Not directly, and it's not clear how useful it would be. 80Hz is actually quite fast for the way counters in Tasmota work. You can setup a counter on a GPIO pin and then send that to NodeRED and with simple math get the frequency over the last period.

(Counter - OldCounter)/(NowInSeconds - OldTimeInSeconds) That will give the average number of pulses over the period.

kajmaj commented 6 years ago

Do you mean count it "out" of the sonoff and do math there as well? Well, math itself is not a problem. But if I set up teleperiod let say 10 secs - do I receive number of pulses within this period i.e. 800 at 80Hz or 10 at 1Hz etc.? Next 10 secs it will count from 0, or just continue to another value, accumulating value in buffer(or memory if you wish)? First possibility would be good enough. BTW is there any way how to reset counter after teleperiod is over?

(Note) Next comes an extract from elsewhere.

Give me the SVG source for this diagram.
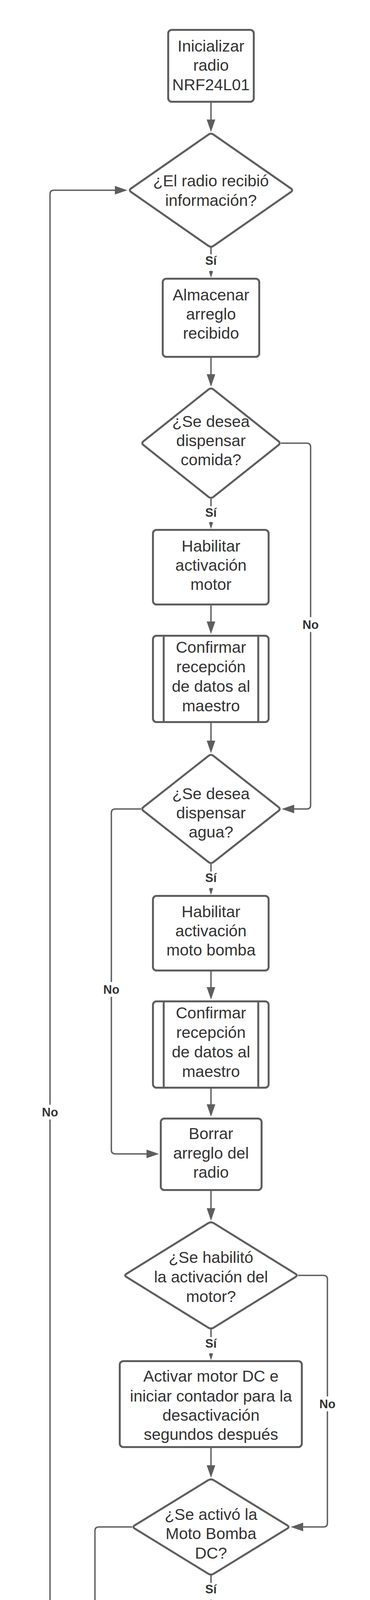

Frogmore42 commented 6 years ago

You can read all about counters in the wiki https://github.com/arendst/Sonoff-Tasmota/wiki/Commands

kajmaj commented 6 years ago

I found "pulse Counter or pulse Timer" there in Counters and do not fully understand what does it mean. I learned sofar that, for my purpose, it is enough to have it working as per-period counter. But I do not know (yet) how to achieve it. :(

Frogmore42 commented 6 years ago

The best way to learn about these things is to try them out and see how they behave. I am not sure exactly how pulse timer works. It is the inverse of what you requested (frequency) but I have never tried using it. I did look at the code months ago and did not find it particularly useful for my needs. The counter is exactly what it says it is. It keeps a running total of the pulses it has received. If there is a power failure, it can go backwards, since it does not continually update the flash (which would wear it out much faster).

You can pick a gpio pin and set it to counter 1 That will cause it to start counting pulses.

kajmaj commented 6 years ago

I' m going to start experimenting. I think that it should be possible to reset counter at the end of each telemetry period by a rule. Rules are another unknown (to me) area.

ascillato commented 6 years ago

Hi,

The rule to reset a counter every teleperiod is:

rule 1
rule on tele-counter#c1>0 do counter1 0 endon

For more information see https://github.com/arendst/Sonoff-Tasmota/wiki/Rules

Thanks.

kajmaj commented 6 years ago

Thank you. edit: extended your rule to: rule on tele-counter#c1>0 do publish cmnd/wind/counter1 %value% endon on tele-counter#c1>0 do counter1 0 endon Now it does exactly what I need. Rest is math and proper debouncing.

ascillato2 commented 6 years ago

Great!

Thanks a lot for sharing. :+1:

Closing this issue.

riddik14 commented 5 years ago

Is possible read rpm from 5v 3 wired fan with tasmota? And is possible use pwm to control fan power directly?